Отец не ответил. Глядел на окно комнаты Ясека и Йоаси. Новое, вставленное, еще с заводскими наклейками, оно казалось силой втиснутым в обгоревшую, черную фрамугу.
– Не хочешь этого помнить? – спросил я.
Он не ответил, снял шапку, почесал макушку. На его лысой голове, которую он регулярно брил, уже отрос седой налет; издали казалось, что она разрисована карандашом. Я видел, как он поводит взглядом по очередным следам поджога, как смотрит на обожженную дверь, на криво намалеванную над окном подвала свастику.
– Пойдем внутрь, – сказал он. – Ждут.
Но я еще на минутку остался снаружи.
Снежинки на дороге напоминали накрошенный кем-то в злости полистирол.
Наша машина стояла у входа в гараж.

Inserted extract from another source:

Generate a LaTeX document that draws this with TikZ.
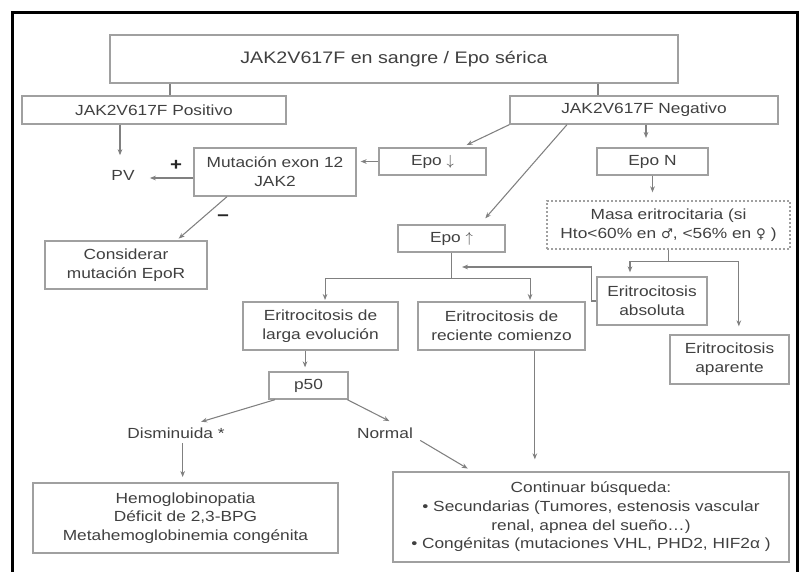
\documentclass[tikz,border=0pt]{standalone}
\usepackage{fontspec}
\setmainfont[FakeStretch=1.18]{Liberation Sans}
\newfontfamily\symfont{DejaVu Sans}
\usetikzlibrary{arrows.meta}
\definecolor{txtgray}{HTML}{404040}
\definecolor{boxgray}{HTML}{A0A0A0}
\definecolor{arrgray}{HTML}{808080}

\begin{document}
\begin{tikzpicture}[x=0.75pt,y=-0.75pt,
	box/.style={draw=boxgray,line width=1pt,text=txtgray,align=center,font=\fontsize{11}{14}\selectfont,inner sep=0pt},
	dbox/.style={box,dash pattern=on 1.5pt off 1.5pt},
	lbl/.style={text=txtgray,font=\fontsize{11}{14}\selectfont},
	sign/.style={text=black!85,font=\bfseries\fontsize{13}{14}\selectfont},
	arr/.style={draw=arrgray,line width=0.8pt,-{Stealth[length=4.5pt,width=3.5pt]}},
	link/.style={draw=arrgray,line width=0.8pt}]
	\useasboundingbox (0,0) rectangle (801,572);
	\draw[line width=2.25pt] (12,572) -- (12,12) -- (797,12) -- (797,572);

	\node[box,minimum width=426pt,minimum height=36pt,font=\fontsize{12.5}{15}\selectfont] at (394,59) (title) {JAK2V617F en sangre / Epo sérica};
	\node[box,minimum width=198pt,minimum height=21pt] at (154,110) (pos) {JAK2V617F Positivo};
	\node[box,minimum width=201pt,minimum height=21pt] at (644,110) (neg) {JAK2V617F Negativo};
	\node[lbl] at (123,175) (pv) {PV};
	\node[box,minimum width=121.5pt,minimum height=36pt] at (275,172) (mut) {Mutación exon 12\\JAK2};
	\node[box,minimum width=80.25pt,minimum height=20.25pt] at (432.5,161.5) (epodown) {Epo $\downarrow$};
	\node[box,minimum width=83.25pt,minimum height=20.25pt] at (652.5,161.5) (epon) {Epo N};
	\node[dbox,minimum width=182.25pt,minimum height=36pt] at (668.5,225) (masa) {Masa eritrocitaria (si\\Hto<60\% en {\symfont\fontsize{10}{14}\selectfont ♂}, <56\% en {\symfont\fontsize{10}{14}\selectfont ♀} )};
	\node[box,minimum width=80.25pt,minimum height=20.25pt] at (451.5,238.5) (epoup) {Epo $\uparrow$};
	\node[box,minimum width=121.5pt,minimum height=36pt] at (126,265) (consid) {Considerar\\mutación EpoR};
	\node[box,minimum width=82.5pt,minimum height=36pt] at (652,301) (absol) {Eritrocitosis\\absoluta};
	\node[box,minimum width=116.25pt,minimum height=36pt] at (320.5,326) (larga) {Eritrocitosis de\\larga evolución};
	\node[box,minimum width=125.25pt,minimum height=36pt] at (501.5,326) (recien) {Eritrocitosis de\\reciente comienzo};
	\node[box,minimum width=89.25pt,minimum height=36.75pt] at (729.5,359.5) (apar) {Eritrocitosis\\aparente};
	\node[box,minimum width=59.25pt,minimum height=20.25pt] at (308.5,385.5) (p50) {p50};
	\node[lbl] at (176,433) (dismin) {Disminuida *};
	\node[lbl] at (385,433) (normal) {Normal};
	\node[box,minimum width=228.75pt,minimum height=52.5pt] at (185.5,518) (hemo) {Hemoglobinopatia\\Déficit de 2,3-BPG\\Metahemoglobinemia congénita};
	\node[box,minimum width=297pt,minimum height=67.5pt] at (591,517) (cont) {Continuar búsqueda:\\• Secundarias (Tumores, estenosis vascular\\renal, apnea del sueño…)\\• Congénitas (mutaciones VHL, PHD2, HIF2α )};
	\node[sign] at (176,165) (plus) {+};
	\node[sign] at (223,218) (minus) {−};

	\draw[link] ([xshift=12pt]pos.north) -- ([xshift=12pt]pos.north |- title.south);
	\draw[link] ([xshift=-34.5pt]neg.north) -- ([xshift=-34.5pt]neg.north |- title.south);
	\draw[arr,shorten >=7.5pt] ([xshift=-25.5pt]pos.south) -- ([xshift=-25.5pt]pos.south |- pv.north);
	\draw[arr,shorten >=8pt] ([yshift=-4.5pt]mut.west) -- ([yshift=-4.5pt]mut.west -| pv.east);
	\draw[arr,shorten >=3pt] (epodown.west) -- (epodown.west -| mut.east);
	\draw[arr,shorten >=4pt] (neg.south west) -- ([xshift=22pt]epodown.north);
	\draw[arr,shorten >=7pt] ([xshift=1.5pt]neg.south) -- ([xshift=1.5pt]neg.south |- epon.north);
	\draw[arr,shorten >=6pt] ([xshift=-57.75pt]neg.south) -- ([xshift=21.4pt]epoup.north);
	\draw[arr,shorten >=6pt] (epon.south) -- (epon.south |- masa.north);
	\draw[arr,shorten >=2pt] ([xshift=-36pt]mut.south) -- ([xshift=38pt]consid.north);

	% masa eritrocitaria: absoluta / aparente
	\draw[link] (masa.south) -- ++(0,12) coordinate (masafork);
	\draw[arr,shorten >=3pt] (masafork) -| ([xshift=-16.5pt]absol.north);
	\draw[arr,shorten >=6pt] (masafork) -| ([xshift=7pt]apar.north);

	% epo alta: larga / reciente
	\draw[link] (epoup.south) -- ++(0,26) coordinate (epofork);
	\draw[arr,shorten >=1pt] (epofork) -| ([xshift=3.4pt]larga.north);
	\draw[arr,shorten >=1pt] (epofork) -| ([xshift=21.4pt]recien.north);
	\coordinate (epotip) at (462,267);
	\draw[arr] (absol.west) -- ++(-5,0) |- (epotip);

	\draw[arr,shorten >=3pt] ([xshift=-11.6pt]larga.south) -- ([xshift=-11.6pt]larga.south |- p50.north);
	\draw[arr,shorten >=3pt] ([xshift=5pt]p50.south west) -- ([xshift=16pt]dismin.north);
	\draw[arr,shorten >=3pt] ([xshift=-1pt]p50.south east) -- ([xshift=6pt]normal.north);
	\draw[arr,shorten >=4pt] ([xshift=5pt]dismin.south) -- ([xshift=5pt]dismin.south |- hemo.north);
	\draw[arr,shorten >=4pt] ([xshift=2pt,yshift=2pt]normal.south east) -- ([xshift=60pt]cont.north west);
	\draw[arr,shorten >=9pt] ([xshift=25pt]recien.south) -- ([xshift=25pt]recien.south |- cont.north);
\end{tikzpicture}
\end{document}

Тоже пострадала от пожара, но ее удалось быстро привести в порядок. Теперь отец ездил на ней на работу, развозил хлеб. Сожженное авто мы отправили на металлолом. Я поймал себя на том, что не могу представить эту машину для возвращения в Варшаву. Что думаю о Варшаве как о чужом сне. Это кто-то другой стоял в пробках на Пулавской или на Маршалковской, пять раз объезжал Фильтровочную, чтобы найти место для парковки. Это не мог быть я. Я там никогда не жил. Кто-то мне об этом рассказал, а я все себе представил.
Особенно учитывая, что Варшава молчала. Молчали все, кого мы считали друзьями. Наши телефоны умерли. Не было никаких новостей на Фейсбуке, никаких вопросов, что, мол, у вас, как вы там, когда планируете назад. Юстине написала лишь одна подруга – главным образом затем, чтобы истерически выплакаться насчет измен мужа и болезней детей, но я знал эту женщину и понимал, что она проводит ночи на телефоне, обзванивая других в компании двух бутылок вина – проходит по всем контактам, оставляя свои жалобы даже на автоответчиках банков. Мы выпали из обоймы, сделались ненужными. Может, мы никогда и не были нужны. Те, кто заметили наше отсутствие, сразу же перестали обращать на это внимание. Юстина обижалась. Я – чуть поменьше. Наверное оттого, что заслужил. Она – наверное, нет.